Aim of the exercise:
Set down the whole listing verbatim.
Start of Supplied material
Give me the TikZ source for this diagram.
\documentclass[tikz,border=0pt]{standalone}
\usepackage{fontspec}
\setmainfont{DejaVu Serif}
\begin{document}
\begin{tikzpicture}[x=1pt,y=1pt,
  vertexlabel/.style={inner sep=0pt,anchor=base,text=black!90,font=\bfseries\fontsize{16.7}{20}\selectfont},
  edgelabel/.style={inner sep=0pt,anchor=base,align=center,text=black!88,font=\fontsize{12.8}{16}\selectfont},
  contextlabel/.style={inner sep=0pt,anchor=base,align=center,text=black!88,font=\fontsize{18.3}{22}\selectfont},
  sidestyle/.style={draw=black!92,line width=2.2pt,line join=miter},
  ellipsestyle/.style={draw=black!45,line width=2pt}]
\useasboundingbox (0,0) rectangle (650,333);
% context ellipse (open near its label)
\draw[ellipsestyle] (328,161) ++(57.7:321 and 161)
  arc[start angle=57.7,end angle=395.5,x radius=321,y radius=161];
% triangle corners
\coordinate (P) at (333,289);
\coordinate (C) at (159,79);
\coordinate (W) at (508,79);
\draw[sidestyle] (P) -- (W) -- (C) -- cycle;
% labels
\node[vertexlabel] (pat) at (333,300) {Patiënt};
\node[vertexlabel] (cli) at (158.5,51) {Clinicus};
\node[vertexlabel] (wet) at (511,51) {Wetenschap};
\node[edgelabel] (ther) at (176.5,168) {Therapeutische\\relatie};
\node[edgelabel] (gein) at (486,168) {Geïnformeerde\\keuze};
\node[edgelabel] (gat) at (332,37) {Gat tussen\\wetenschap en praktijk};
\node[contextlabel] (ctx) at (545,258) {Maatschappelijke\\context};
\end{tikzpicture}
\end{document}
End of Supplied material
Written reply:
Give me the TikZ source for this diagram.
\documentclass[tikz,border=0pt]{standalone}
\usepackage{fontspec}
\setmainfont{DejaVu Serif}
\begin{document}
\begin{tikzpicture}[x=1pt,y=1pt,
  vertexlabel/.style={inner sep=0pt,anchor=base,text=black!90,font=\bfseries\fontsize{16.7}{20}\selectfont},
  edgelabel/.style={inner sep=0pt,anchor=base,align=center,text=black!88,font=\fontsize{12.8}{16}\selectfont},
  contextlabel/.style={inner sep=0pt,anchor=base,align=center,text=black!88,font=\fontsize{18.3}{22}\selectfont},
  sidestyle/.style={draw=black!92,line width=2.2pt,line join=miter},
  ellipsestyle/.style={draw=black!45,line width=2pt}]
\useasboundingbox (0,0) rectangle (650,333);
% context ellipse (open near its label)
\draw[ellipsestyle] (328,161) ++(57.7:321 and 161)
  arc[start angle=57.7,end angle=395.5,x radius=321,y radius=161];
% triangle corners
\coordinate (P) at (333,289);
\coordinate (C) at (159,79);
\coordinate (W) at (508,79);
\draw[sidestyle] (P) -- (W) -- (C) -- cycle;
% labels
\node[vertexlabel] (pat) at (333,300) {Patiënt};
\node[vertexlabel] (cli) at (158.5,51) {Clinicus};
\node[vertexlabel] (wet) at (511,51) {Wetenschap};
\node[edgelabel] (ther) at (176.5,168) {Therapeutische\\relatie};
\node[edgelabel] (gein) at (486,168) {Geïnformeerde\\keuze};
\node[edgelabel] (gat) at (332,37) {Gat tussen\\wetenschap en praktijk};
\node[contextlabel] (ctx) at (545,258) {Maatschappelijke\\context};
\end{tikzpicture}
\end{document}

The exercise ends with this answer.